The objective of the “Escazú Agreement legal and policy assessment” is to assess gaps in national legislation and policy for countries in order to support ratification and implementation of the Regional Agreement on Access to Information, Public Participation, and Justice in Environmental Matters in Latin America and the Caribbean (hereafter the Escazú Agreement). The Escazú Agreement has been recognized by the United Nations Economic Commission for Latin America and the Caribbean, the secretariat for the agreement, as a ground-breaking legal instrument for environmental protection and a human rights treaty the main beneficiaries of which are the people of our region, particularly the most vulnerable groups and communities. The assessment tool has been created by The Access Initiative Network and the World Resources Institute in collaboration with regional experts from civil society and governments. The assessment tool is intended to be useful to governments and civil society in the process of assessing readiness for ratification and implementation of the agreement. The assessment can be carried out repeatedly, tracking changes over time as it creates a standardized and replicable approach to assessing a government’s ability to implement the agreement through law and policy.
The assessment covers a set of 67 legal and policy indicators responding to articles of the Escazú Agreement relating to the Access to Information Pillar, Public Participation Pillar, and Access to Justice Pillar and Capacity Building Pillar of the agreement, as well as provisions on environmental human rights defenders. The assessment does not evaluate practice.

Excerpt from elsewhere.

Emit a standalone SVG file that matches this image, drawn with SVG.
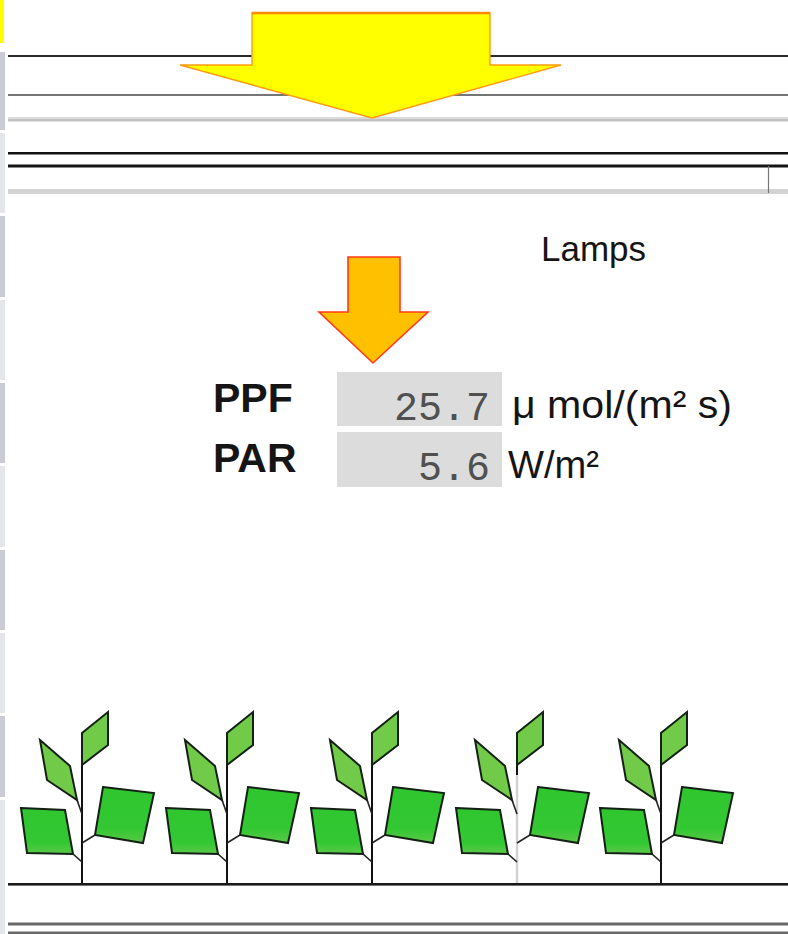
<svg xmlns="http://www.w3.org/2000/svg" width="788" height="934" viewBox="0 0 788 934">
  <style>
    .strip-dark { fill: #cbccd3; }
    .strip-light { fill: #e5e6ea; }
    .leaf { stroke: #142014; stroke-width: 2; stroke-linejoin: miter; }
    .leaf-young { fill: #72cb48; }
    .leaf-old { fill: url(#leafGrad); }
    .twig { stroke: #222; stroke-width: 1.6; fill: none; }
    .stem { stroke: #111; stroke-width: 2; }
    .label { font-family: "Liberation Sans", Arial, sans-serif; fill: #151515; }
    .value { font-family: "Liberation Mono", "Courier New", monospace; fill: #505050; font-size: 40px; text-anchor: end; }
    .field { fill: #dcdcdc; }
  </style>
  <defs>
    <linearGradient id="leafGrad" x1="0" y1="0" x2="0" y2="1">
      <stop offset="0" stop-color="#2fc62f"/>
      <stop offset="0.75" stop-color="#33c833"/>
      <stop offset="1" stop-color="#5cc848"/>
    </linearGradient>
    <!-- one seedling, stem axis at x = 0 -->
    <g id="plant">
      <line class="twig" x1="-5" y1="800" x2="0" y2="814"/>
      <line class="twig" x1="-9" y1="854" x2="0" y2="862"/>
      <line class="twig" x1="13" y1="835" x2="0" y2="843"/>
      <polygon class="leaf leaf-young" points="0,765 0,733 26,712 26,745"/>
      <polygon class="leaf leaf-young" points="-42,740 -12,766 -5,800 -35,780"/>
      <polygon class="leaf leaf-old" points="-61,808 -17,810 -9,854 -55,853"/>
      <polygon class="leaf leaf-old" points="21,787 72,793 61,843 13,835"/>
    </g>
  </defs>

  <rect width="788" height="934" fill="#ffffff"/>

  <!-- left edge strip -->
  <g id="edge-strip">
    <rect x="0" y="0" width="4" height="43" fill="#ffff00"/>
    <rect class="strip-dark" x="0" y="52" width="5" height="78"/>
    <rect class="strip-light" x="0" y="133" width="5" height="80"/>
    <rect class="strip-dark" x="0" y="216" width="5" height="81"/>
    <rect class="strip-light" x="0" y="300" width="5" height="80"/>
    <rect class="strip-dark" x="0" y="383" width="5" height="80"/>
    <rect class="strip-light" x="0" y="466" width="5" height="81"/>
    <rect class="strip-dark" x="0" y="550" width="5" height="80"/>
    <rect class="strip-light" x="0" y="633" width="5" height="80"/>
    <rect class="strip-dark" x="0" y="716" width="5" height="81"/>
    <rect class="strip-light" x="0" y="800" width="5" height="134"/>
  </g>

  <!-- horizontal rules of the upper panel -->
  <g id="upper-rules">
    <rect x="8" y="55" width="780" height="2" fill="#2a2a2a"/>
    <rect x="8" y="94" width="780" height="2" fill="#767676"/>
    <rect x="8" y="117" width="780" height="2" fill="#dadada"/>
    <rect x="8" y="119" width="780" height="2.5" fill="#c2c2c2"/>
    <rect x="8" y="152" width="780" height="2.5" fill="#111"/>
    <rect x="8" y="164.5" width="780" height="3" fill="#151515"/>
    <rect x="8" y="189" width="780" height="5" fill="#d3d3d3"/>
    <line x1="768.5" y1="166" x2="768.5" y2="193" stroke="#777" stroke-width="1.2"/>
  </g>

  <!-- sunlight arrow -->
  <g id="sun-arrow">
    <polygon points="252,13 490,13 490,65 561,65 372,118 180,65 252,65" fill="#ffff00" stroke="#ff9a10" stroke-width="1.4" stroke-linejoin="miter"/>
    <line x1="252" y1="13" x2="490" y2="13" stroke="#ff8a00" stroke-width="2.5"/>
  </g>

  <!-- lamp label and lamp arrow -->
  <g id="lamps">
    <text class="label" x="541" y="261" font-size="35">Lamps</text>
  </g>
  <g id="lamp-arrow">
    <polygon points="348,257 400,257 400,312 428,312 373,363 319,312 348,312" fill="#ffc000" stroke="#ff3a1a" stroke-width="1.6" stroke-linejoin="miter"/>
  </g>

  <!-- readouts -->
  <g id="ppf">
    <text class="label" x="213" y="412" font-size="41" font-weight="bold">PPF</text>
    <rect class="field" x="337" y="372" width="165" height="54"/>
    <text class="value" x="490" y="420">25.7</text>
    <text class="label" x="512" y="418" font-size="39" textLength="220" lengthAdjust="spacingAndGlyphs">μ mol/(m² s)</text>
  </g>
  <g id="par">
    <text class="label" x="213" y="472" font-size="41" font-weight="bold">PAR</text>
    <rect class="field" x="337" y="432" width="165" height="55"/>
    <text class="value" x="490" y="480">5.6</text>
    <text class="label" x="508" y="478" font-size="39" textLength="91" lengthAdjust="spacingAndGlyphs">W/m²</text>
  </g>

  <!-- seedlings -->
  <g id="plants">
    <g id="plant-1">
      <line class="stem" x1="82" y1="764" x2="82" y2="884"/>
      <use href="#plant" transform="translate(82,0)"/>
    </g>
    <g id="plant-2">
      <line class="stem" x1="227" y1="764" x2="227" y2="884"/>
      <use href="#plant" transform="translate(227,0)"/>
    </g>
    <g id="plant-3">
      <line class="stem" x1="372" y1="764" x2="372" y2="884"/>
      <use href="#plant" transform="translate(372,0)"/>
    </g>
    <g id="plant-4">
      <line x1="517" y1="764" x2="517" y2="775" stroke="#111" stroke-width="2"/>
      <line x1="517" y1="775" x2="517" y2="884" stroke="#d2d2d2" stroke-width="2.4"/>
      <use href="#plant" transform="translate(517,0)"/>
    </g>
    <g id="plant-5">
      <line class="stem" x1="661" y1="764" x2="661" y2="884"/>
      <use href="#plant" transform="translate(661,0)"/>
    </g>
  </g>

  <!-- ground and base rules -->
  <g id="ground">
    <rect x="8" y="883" width="780" height="2.6" fill="#1a1a1a"/>
    <rect x="8" y="922.5" width="780" height="3" fill="#686868"/>
    <rect x="8" y="931.5" width="780" height="2.5" fill="#686868"/>
  </g>
</svg>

The indicators in the assessment will enable researchers to identify gaps in the quality of a country’s laws and policies when compared with the standards set out in the Escazú Agreement provisions.
This methodology seeks to support ratification of the Escazú Agreement by assessing articles of the agreement that can be interpreted as minimum mandatory requirements for countries seeking to become parties and which would require implementation in law or policy. The methodology also assesses other articles which may not mandate specific legal or policy measures to be taken by parties to the Escazú Agreement but which nonetheless support a party’s overall implementation of the agreement.
For the purposes of assessing the minimum requirements for ratification, there may be provisions in national law or policy that are in direct contradiction to the provisions of the agreement. This methodology can be used to identify such contradictory provisions. The Escazú Agreement sets a floor, not a ceiling for the types of provisions that should be adopted in national legislation, so it is possible that a country may have already introduced a law that already has broader access to information, more extensive public participation, and/or wider access to justice rights than the agreement requires. This should be considered by the legal or policy researcher. Where a country has no legal or policy provisions it is still important to indicate any relevant guidance (voluntary or otherwise) which addresses the indicator.